__INSTRUCTIONS TO FOLLOW__.
Repeat the material verbatim and drop the pictures.
╭─ PROVIDED DATA
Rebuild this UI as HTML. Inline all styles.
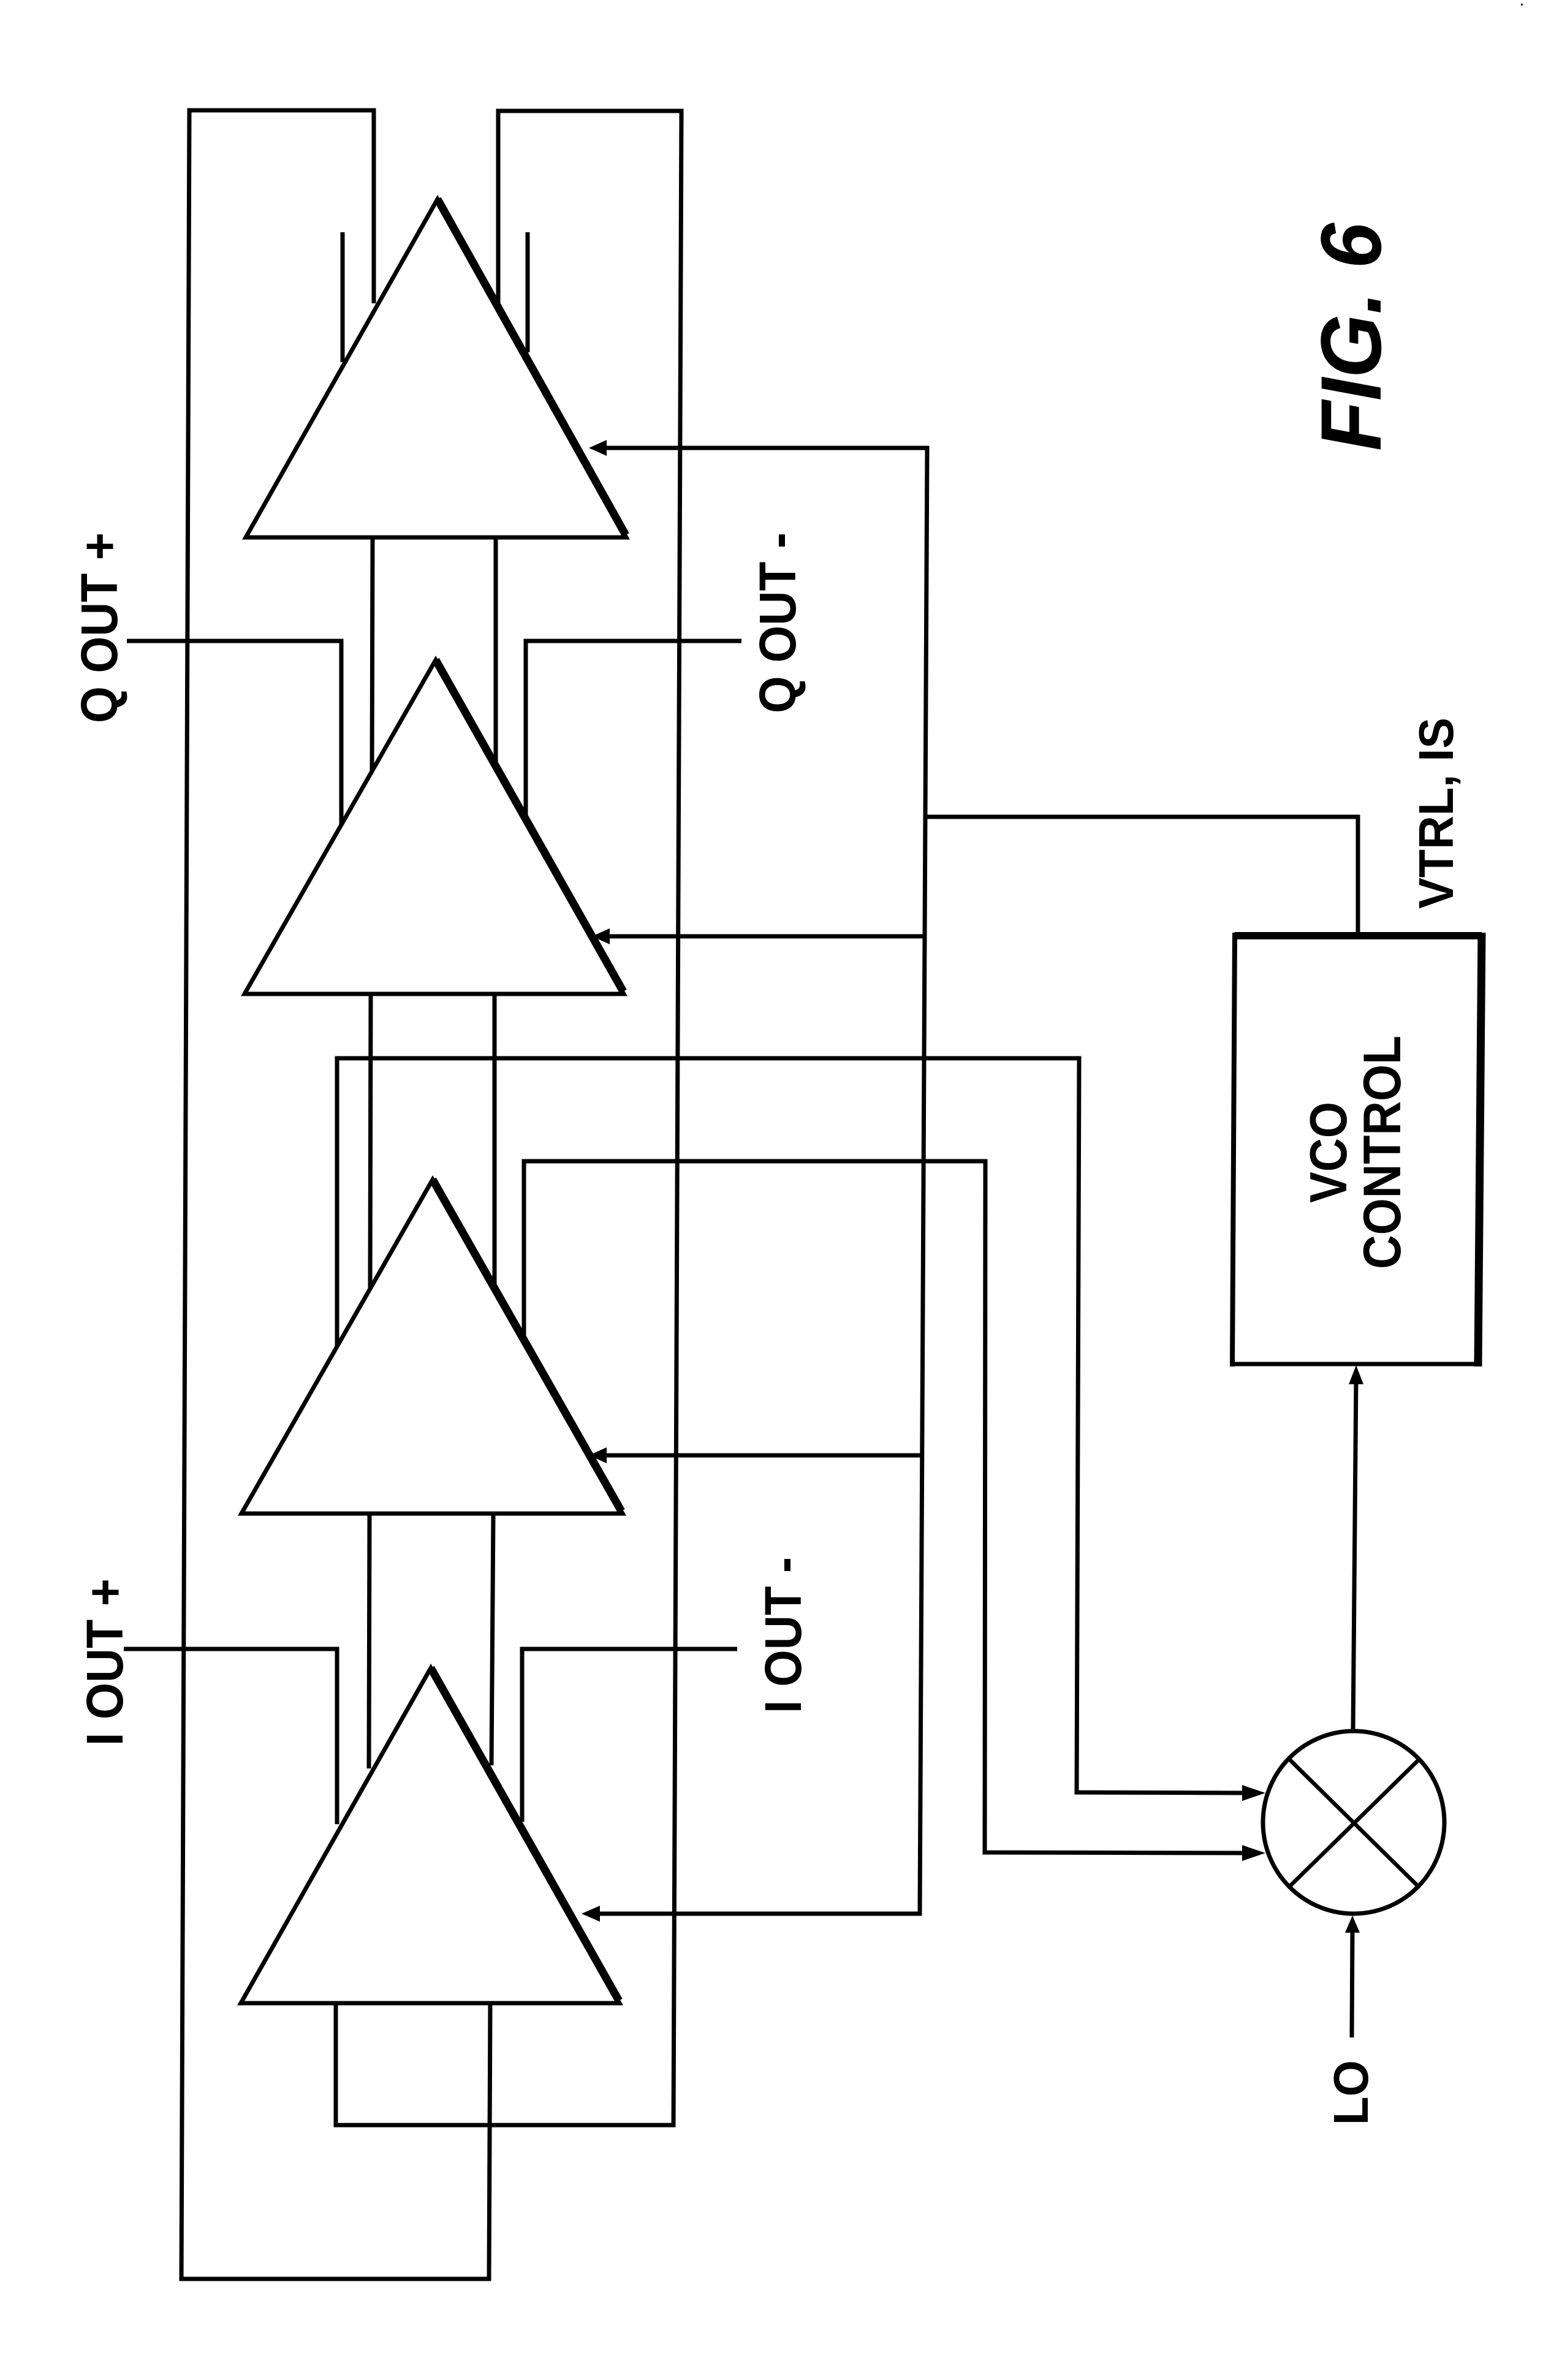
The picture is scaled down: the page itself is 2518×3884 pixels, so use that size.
<!DOCTYPE html>
<html><head><meta charset="utf-8"><style>
html,body{margin:0;padding:0;background:#fff}
svg{display:block}
text{font-family:"Liberation Sans",sans-serif;font-weight:bold;fill:#000}
</style></head><body>
<svg width="2518" height="3884" viewBox="0 0 2518 3884" xmlns="http://www.w3.org/2000/svg">
<rect width="2518" height="3884" fill="#fff"/>
<g fill="none" stroke="#000" stroke-width="7" stroke-linejoin="miter">
<!-- outer rails -->
<polyline points="610,495 610,180 309,180 296,3719 798,3719 800,3269"/>
<polyline points="813,495 813,181 1112,181 1099,3468 548,3468 548,3269"/>
<!-- stubs triangle 1 -->
<line x1="559" y1="379" x2="559" y2="591"/>
<line x1="861" y1="379" x2="861" y2="575"/>
<!-- between triangles -->
<line x1="608" y1="877" x2="607" y2="1257"/>
<line x1="809" y1="877" x2="809" y2="1251"/>
<line x1="605" y1="1622" x2="604" y2="2103"/>
<line x1="807" y1="1622" x2="807" y2="2102"/>
<line x1="603" y1="2470" x2="602" y2="2886"/>
<line x1="805" y1="2470" x2="802" y2="2881"/>
<!-- Q OUT -->
<polyline points="207,1046 557,1046 557,1346"/>
<polyline points="1210,1046 858,1046 858,1338"/>
<!-- I OUT -->
<polyline points="202,2691 550,2691 550,2977"/>
<polyline points="1203,2691 852,2691 852,2973"/>
<!-- feedback to mixer -->
<polyline points="550,2197 550,1727 1761,1727 1757,2925 2035,2926"/>
<polyline points="855,2186 855,1895 1608,1895 1607,3023 2035,3024"/>
<!-- control bus -->
<polyline points="985,731 1513,731 1501,3123 975,3123"/>
<line x1="990" y1="1528" x2="1511" y2="1528"/>
<line x1="985" y1="2375" x2="1505" y2="2375"/>
<polyline points="1511,1333 2216,1333 2216,1527"/>
<!-- VCO to mixer -->
<line x1="2213" y1="2250" x2="2208" y2="2825"/>
<line x1="2207" y1="3150" x2="2206" y2="3325"/>
<!-- triangles -->
<polygon points="714,325 401,877 1022,877" fill="#fff"/>
<line x1="714" y1="325" x2="1021" y2="873" stroke-width="13"/>
<polygon points="711,1077 399,1622 1018,1622" fill="#fff"/>
<line x1="711" y1="1077" x2="1017" y2="1618" stroke-width="13"/>
<polygon points="706,1925 394,2470 1016,2470" fill="#fff"/>
<line x1="706" y1="1925" x2="1014" y2="2466" stroke-width="13"/>
<polygon points="703,2722 393,3269 1011,3269" fill="#fff"/>
<line x1="703" y1="2722" x2="1010" y2="3265" stroke-width="13"/>
<!-- box -->
<line x1="2015" y1="1527" x2="2418" y2="1527" stroke-width="12"/>
<line x1="2015" y1="1522" x2="2011" y2="2230" stroke-width="8"/>
<line x1="2008" y1="2226" x2="2418" y2="2226" stroke-width="7"/>
<line x1="2418" y1="1522" x2="2412" y2="2230" stroke-width="13"/>
<!-- mixer -->
<ellipse cx="2209" cy="2974" rx="148" ry="149" fill="#fff"/>
<line x1="2105" y1="2872" x2="2314" y2="3078" stroke-width="6.5"/>
<line x1="2314" y1="2873" x2="2105" y2="3078" stroke-width="6.5"/>
</g>
<!-- arrowheads -->
<g fill="#000">
<polygon points="961,731 990,718 990,744"/>
<polygon points="966,1528 995,1515 995,1541"/>
<polygon points="961,2375 990,2362 990,2388"/>
<polygon points="949,3123 979,3110 979,3136"/>
<polygon points="2065,2926 2027,2913 2027,2939"/>
<polygon points="2065,3024 2027,3011 2027,3037"/>
<polygon points="2213,2228 2201,2259 2225,2259"/>
<polygon points="2207,3126 2195,3154 2219,3154"/>
<rect x="2482" y="6" width="3" height="3"/>
</g>
<!-- labels -->
<g>
<text transform="translate(191,1180) rotate(-90)" font-size="84" textLength="311" lengthAdjust="spacingAndGlyphs">Q OUT +</text>
<text transform="translate(1298,1164) rotate(-90)" font-size="84" textLength="295" lengthAdjust="spacingAndGlyphs">Q OUT -</text>
<text transform="translate(200,2849) rotate(-90)" font-size="84" textLength="273" lengthAdjust="spacingAndGlyphs">I OUT +</text>
<text transform="translate(1307,2796) rotate(-90)" font-size="84" textLength="255" lengthAdjust="spacingAndGlyphs">I OUT -</text>
<text transform="translate(2197,1963) rotate(-90)" font-size="85" textLength="165" lengthAdjust="spacingAndGlyphs">VCO</text>
<text transform="translate(2285,2071) rotate(-90)" font-size="86" textLength="381" lengthAdjust="spacingAndGlyphs">CONTROL</text>
<text transform="translate(2371,1483) rotate(-90)" font-size="80" textLength="312" lengthAdjust="spacingAndGlyphs">VTRL, IS</text>
<text transform="translate(2232,3468) rotate(-90)" font-size="80" textLength="106" lengthAdjust="spacingAndGlyphs">LO</text>
<text transform="translate(2253,736) rotate(-90)" font-size="140" font-style="italic" textLength="372" lengthAdjust="spacingAndGlyphs">FIG. 6</text>
</g>
</svg>
</body></html>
╰─
__CORRECT RESULT__.
Rebuild this UI as HTML. Inline all styles.
The picture is scaled down: the page itself is 2518×3884 pixels, so use that size.
<!DOCTYPE html>
<html><head><meta charset="utf-8"><style>
html,body{margin:0;padding:0;background:#fff}
svg{display:block}
text{font-family:"Liberation Sans",sans-serif;font-weight:bold;fill:#000}
</style></head><body>
<svg width="2518" height="3884" viewBox="0 0 2518 3884" xmlns="http://www.w3.org/2000/svg">
<rect width="2518" height="3884" fill="#fff"/>
<g fill="none" stroke="#000" stroke-width="7" stroke-linejoin="miter">
<!-- outer rails -->
<polyline points="610,495 610,180 309,180 296,3719 798,3719 800,3269"/>
<polyline points="813,495 813,181 1112,181 1099,3468 548,3468 548,3269"/>
<!-- stubs triangle 1 -->
<line x1="559" y1="379" x2="559" y2="591"/>
<line x1="861" y1="379" x2="861" y2="575"/>
<!-- between triangles -->
<line x1="608" y1="877" x2="607" y2="1257"/>
<line x1="809" y1="877" x2="809" y2="1251"/>
<line x1="605" y1="1622" x2="604" y2="2103"/>
<line x1="807" y1="1622" x2="807" y2="2102"/>
<line x1="603" y1="2470" x2="602" y2="2886"/>
<line x1="805" y1="2470" x2="802" y2="2881"/>
<!-- Q OUT -->
<polyline points="207,1046 557,1046 557,1346"/>
<polyline points="1210,1046 858,1046 858,1338"/>
<!-- I OUT -->
<polyline points="202,2691 550,2691 550,2977"/>
<polyline points="1203,2691 852,2691 852,2973"/>
<!-- feedback to mixer -->
<polyline points="550,2197 550,1727 1761,1727 1757,2925 2035,2926"/>
<polyline points="855,2186 855,1895 1608,1895 1607,3023 2035,3024"/>
<!-- control bus -->
<polyline points="985,731 1513,731 1501,3123 975,3123"/>
<line x1="990" y1="1528" x2="1511" y2="1528"/>
<line x1="985" y1="2375" x2="1505" y2="2375"/>
<polyline points="1511,1333 2216,1333 2216,1527"/>
<!-- VCO to mixer -->
<line x1="2213" y1="2250" x2="2208" y2="2825"/>
<line x1="2207" y1="3150" x2="2206" y2="3325"/>
<!-- triangles -->
<polygon points="714,325 401,877 1022,877" fill="#fff"/>
<line x1="714" y1="325" x2="1021" y2="873" stroke-width="13"/>
<polygon points="711,1077 399,1622 1018,1622" fill="#fff"/>
<line x1="711" y1="1077" x2="1017" y2="1618" stroke-width="13"/>
<polygon points="706,1925 394,2470 1016,2470" fill="#fff"/>
<line x1="706" y1="1925" x2="1014" y2="2466" stroke-width="13"/>
<polygon points="703,2722 393,3269 1011,3269" fill="#fff"/>
<line x1="703" y1="2722" x2="1010" y2="3265" stroke-width="13"/>
<!-- box -->
<line x1="2015" y1="1527" x2="2418" y2="1527" stroke-width="12"/>
<line x1="2015" y1="1522" x2="2011" y2="2230" stroke-width="8"/>
<line x1="2008" y1="2226" x2="2418" y2="2226" stroke-width="7"/>
<line x1="2418" y1="1522" x2="2412" y2="2230" stroke-width="13"/>
<!-- mixer -->
<ellipse cx="2209" cy="2974" rx="148" ry="149" fill="#fff"/>
<line x1="2105" y1="2872" x2="2314" y2="3078" stroke-width="6.5"/>
<line x1="2314" y1="2873" x2="2105" y2="3078" stroke-width="6.5"/>
</g>
<!-- arrowheads -->
<g fill="#000">
<polygon points="961,731 990,718 990,744"/>
<polygon points="966,1528 995,1515 995,1541"/>
<polygon points="961,2375 990,2362 990,2388"/>
<polygon points="949,3123 979,3110 979,3136"/>
<polygon points="2065,2926 2027,2913 2027,2939"/>
<polygon points="2065,3024 2027,3011 2027,3037"/>
<polygon points="2213,2228 2201,2259 2225,2259"/>
<polygon points="2207,3126 2195,3154 2219,3154"/>
<rect x="2482" y="6" width="3" height="3"/>
</g>
<!-- labels -->
<g>
<text transform="translate(191,1180) rotate(-90)" font-size="84" textLength="311" lengthAdjust="spacingAndGlyphs">Q OUT +</text>
<text transform="translate(1298,1164) rotate(-90)" font-size="84" textLength="295" lengthAdjust="spacingAndGlyphs">Q OUT -</text>
<text transform="translate(200,2849) rotate(-90)" font-size="84" textLength="273" lengthAdjust="spacingAndGlyphs">I OUT +</text>
<text transform="translate(1307,2796) rotate(-90)" font-size="84" textLength="255" lengthAdjust="spacingAndGlyphs">I OUT -</text>
<text transform="translate(2197,1963) rotate(-90)" font-size="85" textLength="165" lengthAdjust="spacingAndGlyphs">VCO</text>
<text transform="translate(2285,2071) rotate(-90)" font-size="86" textLength="381" lengthAdjust="spacingAndGlyphs">CONTROL</text>
<text transform="translate(2371,1483) rotate(-90)" font-size="80" textLength="312" lengthAdjust="spacingAndGlyphs">VTRL, IS</text>
<text transform="translate(2232,3468) rotate(-90)" font-size="80" textLength="106" lengthAdjust="spacingAndGlyphs">LO</text>
<text transform="translate(2253,736) rotate(-90)" font-size="140" font-style="italic" textLength="372" lengthAdjust="spacingAndGlyphs">FIG. 6</text>
</g>
</svg>
</body></html>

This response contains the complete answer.